**Aim**
Exactly the lines from the first line of the records to the line holding "Chart.register(...registerables);" should be duplicated, and nothing more; pictures stay out.

**Given entries**

======

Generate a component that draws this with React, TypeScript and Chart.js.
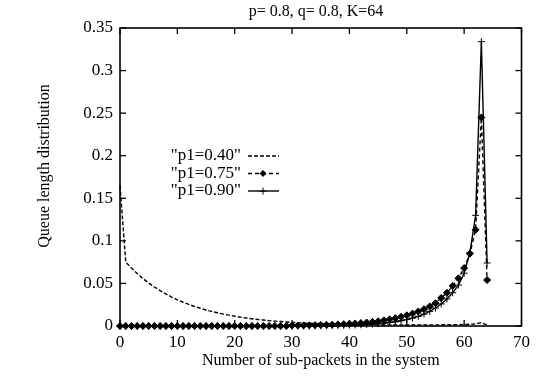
import { useEffect, useRef } from "react";
import { Chart, registerables } from "chart.js";

Chart.register(...registerables);

const xValues = [
  0, 1, 2, 3, 4, 5, 6, 7, 8, 9, 10, 11, 12, 13, 14, 15, 16, 17, 18, 19, 20,
  21, 22, 23, 24, 25, 26, 27, 28, 29, 30, 31, 32, 33, 34, 35, 36, 37, 38, 39,
  40, 41, 42, 43, 44, 45, 46, 47, 48, 49, 50, 51, 52, 53, 54, 55, 56, 57, 58,
  59, 60, 61, 62, 63, 64,
];

const p040 = [
  0.165, 0.075, 0.068, 0.0616, 0.0558, 0.0505, 0.0458, 0.0415, 0.0376, 0.034,
  0.0308, 0.0279, 0.0253, 0.0229, 0.0208, 0.0188, 0.0171, 0.0155, 0.014, 0.0127,
  0.0115, 0.0104, 0.0094, 0.0085, 0.0077, 0.007, 0.0063, 0.0057, 0.0052, 0.0047,
  0.0043, 0.0039, 0.0035, 0.0032, 0.0029, 0.0026, 0.0024, 0.0022, 0.002, 0.0018,
  0.0017, 0.0016, 0.0015, 0.0014, 0.0013, 0.0013, 0.0012, 0.0012, 0.0012, 0.0012,
  0.0012, 0.0012, 0.0012, 0.0012, 0.0013, 0.0013, 0.0014, 0.0014, 0.0015, 0.0016,
  0.0018, 0.002, 0.0025, 0.004, 0.001,
];

const p075 = [
  0, 0, 0, 0, 0, 0, 0, 0, 0, 0, 0, 0, 0, 0, 0, 0, 0, 0, 0, 0, 0, 0, 0, 0, 0, 0,
  0, 0, 0, 0, 0.0005, 0.0006, 0.0007, 0.0008, 0.001, 0.0012, 0.0014, 0.0016,
  0.0019, 0.0022, 0.0026, 0.003, 0.0035, 0.0041, 0.0048, 0.0056, 0.0066, 0.0078,
  0.0092, 0.0108, 0.0126, 0.0146, 0.017, 0.0198, 0.023, 0.0268, 0.033, 0.039,
  0.047, 0.056, 0.068, 0.085, 0.113, 0.245, 0.054,
];

const p090 = [
  0, 0, 0, 0, 0, 0, 0, 0, 0, 0, 0, 0, 0, 0, 0, 0, 0, 0, 0, 0, 0, 0, 0, 0, 0, 0,
  0, 0, 0, 0, 0, 0, 0, 0, 0, 0.0003, 0.0004, 0.0005, 0.0006, 0.0008, 0.001,
  0.0012, 0.0015, 0.0018, 0.0022, 0.0027, 0.0033, 0.0041, 0.005, 0.0062, 0.0076,
  0.0093, 0.0114, 0.014, 0.0172, 0.0211, 0.0259, 0.0318, 0.0391, 0.0481, 0.062,
  0.086, 0.13, 0.334, 0.074,
];

const seriesLabels = ['"p1=0.40"', '"p1=0.75"', '"p1=0.90"'];
const xTicks = [0, 10, 20, 30, 40, 50, 60, 70];
const xTickLabels = ["0", "10", "20", "30", "40", "50", "60", "70"];
const yTicks = [0, 0.05, 0.1, 0.15, 0.2, 0.25, 0.3, 0.35];
const yTickLabels = ["0", "0.05", "0.1", "0.15", "0.2", "0.25", "0.3", "0.35"];
const chartTitle = "p= 0.8, q= 0.8, K=64";
const xTitle = "Number of sub-packets in the system";
const yTitle = "Queue length distribution";

const FONT_FAMILY = '"Liberation Serif", "DejaVu Serif", serif';

function toPoints(values: number[]) {
  return values.map((v, i) => ({ x: xValues[i], y: v }));
}

const framePlugin = {
  id: "frame",
  afterDraw(chart: any) {
    const { ctx, chartArea: a, scales } = chart;
    ctx.save();
    ctx.strokeStyle = "#000";
    ctx.lineWidth = 1.6;
    ctx.strokeRect(a.left, a.top, a.right - a.left, a.bottom - a.top);
    ctx.lineWidth = 1.3;
    const seg = (x1: number, y1: number, x2: number, y2: number) => {
      ctx.beginPath();
      ctx.moveTo(x1, y1);
      ctx.lineTo(x2, y2);
      ctx.stroke();
    };
    for (const v of xTicks) {
      const px = scales.x.getPixelForValue(v);
      seg(px, a.bottom, px, a.bottom - 6);
      seg(px, a.top, px, a.top + 6);
    }
    for (const v of yTicks) {
      const py = scales.y.getPixelForValue(v);
      seg(a.left, py, a.left + 6, py);
      seg(a.right, py, a.right - 6, py);
    }

    ctx.fillStyle = "#000";
    ctx.font = `16px ${FONT_FAMILY}`;
    ctx.textAlign = "center";
    ctx.textBaseline = "middle";
    ctx.fillText(chartTitle, 316, 12);
    ctx.fillText(xTitle, (a.left + a.right) / 2, 361);
    ctx.save();
    ctx.translate(45, 166);
    ctx.rotate(-Math.PI / 2);
    ctx.fillText(yTitle, 0, 0);
    ctx.restore();

    // legend (gnuplot style: text then sample)
    const datasets = chart.data.datasets;
    datasets.forEach((ds: any, i: number) => {
      const y = 156 + i * 17.5;
      ctx.textAlign = "right";
      ctx.fillStyle = "#000";
      ctx.font = `17px ${FONT_FAMILY}`;
      ctx.fillText(seriesLabels[i], 241, y);
      ctx.save();
      ctx.strokeStyle = "#000";
      ctx.lineWidth = ds.borderWidth;
      ctx.setLineDash(ds.borderDash || []);
      seg(248, y, 279, y);
      ctx.restore();
      const mx = 263;
      if (ds.pointStyle === "rectRot" && ds.pointRadius > 0) {
        const r = ds.pointRadius;
        ctx.beginPath();
        ctx.moveTo(mx, y - r);
        ctx.lineTo(mx + r, y);
        ctx.lineTo(mx, y + r);
        ctx.lineTo(mx - r, y);
        ctx.closePath();
        ctx.fill();
      } else if (ds.pointStyle === "cross" && ds.pointRadius > 0) {
        const r = ds.pointRadius;
        ctx.lineWidth = 1;
        seg(mx - r, y, mx + r, y);
        seg(mx, y - r, mx, y + r);
      }
    });
    ctx.restore();
  },
};

export default function App() {
  const canvasRef = useRef<HTMLCanvasElement | null>(null);

  useEffect(() => {
    document.body.style.margin = "0";
    const canvas = canvasRef.current;
    if (!canvas) return;
    const tickFont = { family: FONT_FAMILY, size: 17 };
    const chart = new Chart(canvas, {
      type: "line",
      data: {
        datasets: [
          {
            label: seriesLabels[0],
            data: toPoints(p040),
            borderColor: "#000",
            backgroundColor: "#000",
            borderWidth: 1.4,
            borderDash: [4, 2],
            pointRadius: 0,
            tension: 0,
            clip: 8,
          },
          {
            label: seriesLabels[1],
            data: toPoints(p075),
            borderColor: "#000",
            backgroundColor: "#000",
            borderWidth: 1.4,
            borderDash: [4, 3],
            pointStyle: "rectRot",
            pointRadius: 3.5,
            pointBorderWidth: 1,
            tension: 0,
            clip: 8,
          },
          {
            label: seriesLabels[2],
            data: toPoints(p090),
            borderColor: "#000",
            backgroundColor: "#000",
            borderWidth: 1.4,
            pointStyle: "cross",
            pointRadius: 3.5,
            pointBorderWidth: 1,
            tension: 0,
            clip: 8,
          },
        ] as any,
      },
      options: {
        animation: false,
        responsive: false,
        layout: { padding: { top: 28, right: 10, left: 0, bottom: 0 } },
        plugins: {
          legend: { display: false },
          tooltip: { enabled: false },
          title: { display: false },
        },
        scales: {
          x: {
            type: "linear",
            min: 0,
            max: 70,
            grid: { display: false, drawTicks: false },
            border: { display: false },
            ticks: {
              padding: 6,
              font: tickFont,
              color: "#000",
              maxRotation: 0,
              autoSkip: false,
              callback: (_v: any, i: number) => xTickLabels[i],
            },
            afterBuildTicks: (s: any) => {
              s.ticks = xTicks.map((v) => ({ value: v }));
            },
            afterFit: (s: any) => {
              s.height = 52;
            },
          },
          y: {
            type: "linear",
            min: 0,
            max: 0.35,
            grid: { display: false, drawTicks: false },
            border: { display: false },
            ticks: {
              padding: 7,
              font: tickFont,
              color: "#000",
              autoSkip: false,
              callback: (_v: any, i: number) => yTickLabels[i],
            },
            afterBuildTicks: (s: any) => {
              s.ticks = yTicks.map((v) => ({ value: v }));
            },
            afterFit: (s: any) => {
              s.width = 120;
            },
          },
        },
      } as any,
      plugins: [framePlugin],
    });
    return () => chart.destroy();
  }, []);

  return (
    <div style={{ width: 536, height: 378 }}>
      <canvas ref={canvasRef} width={536} height={378} />
    </div>
  );
}
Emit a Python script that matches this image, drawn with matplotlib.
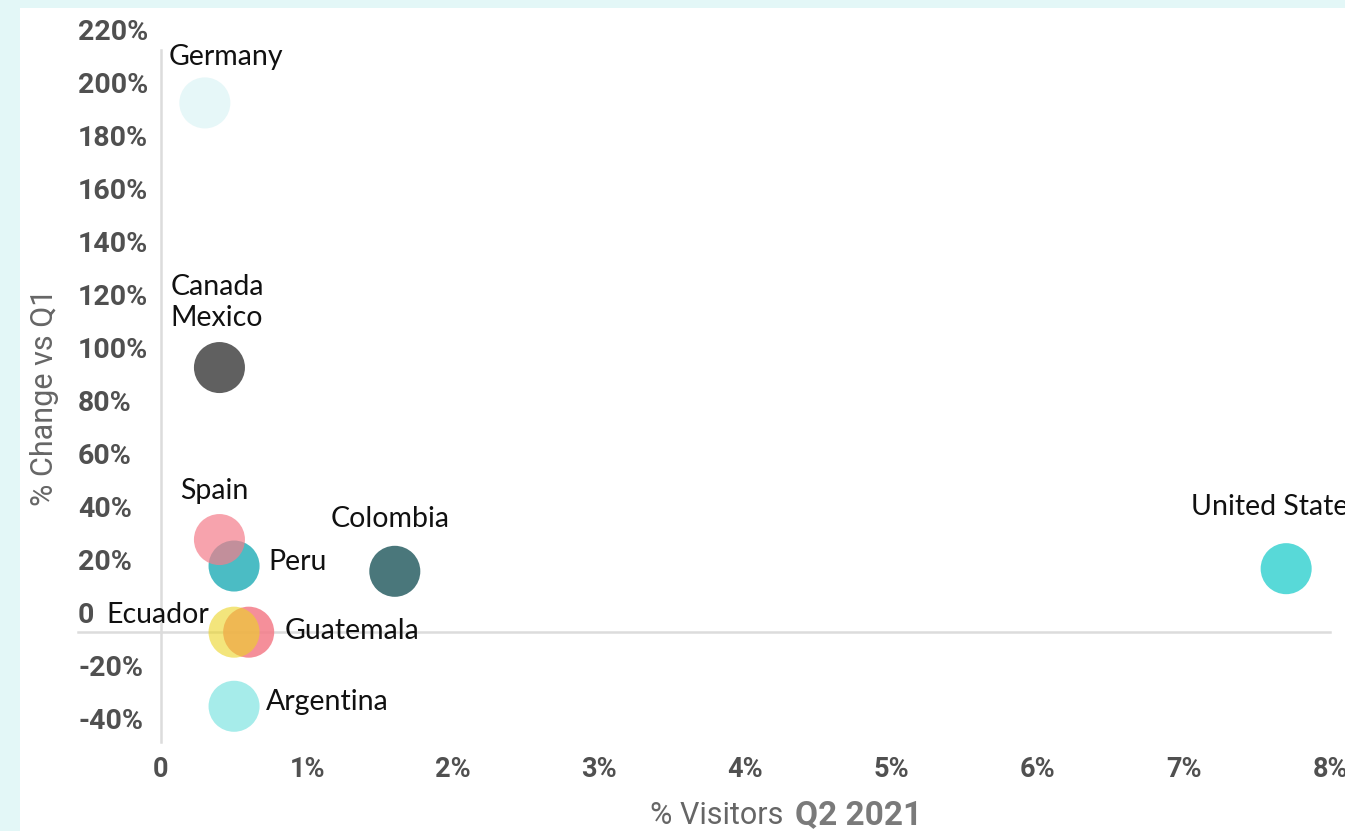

======

**Answer for the task**
Generate a component that draws this with React, TypeScript and Chart.js.
import { useEffect, useRef } from "react";
import { Chart, registerables } from "chart.js";

Chart.register(...registerables);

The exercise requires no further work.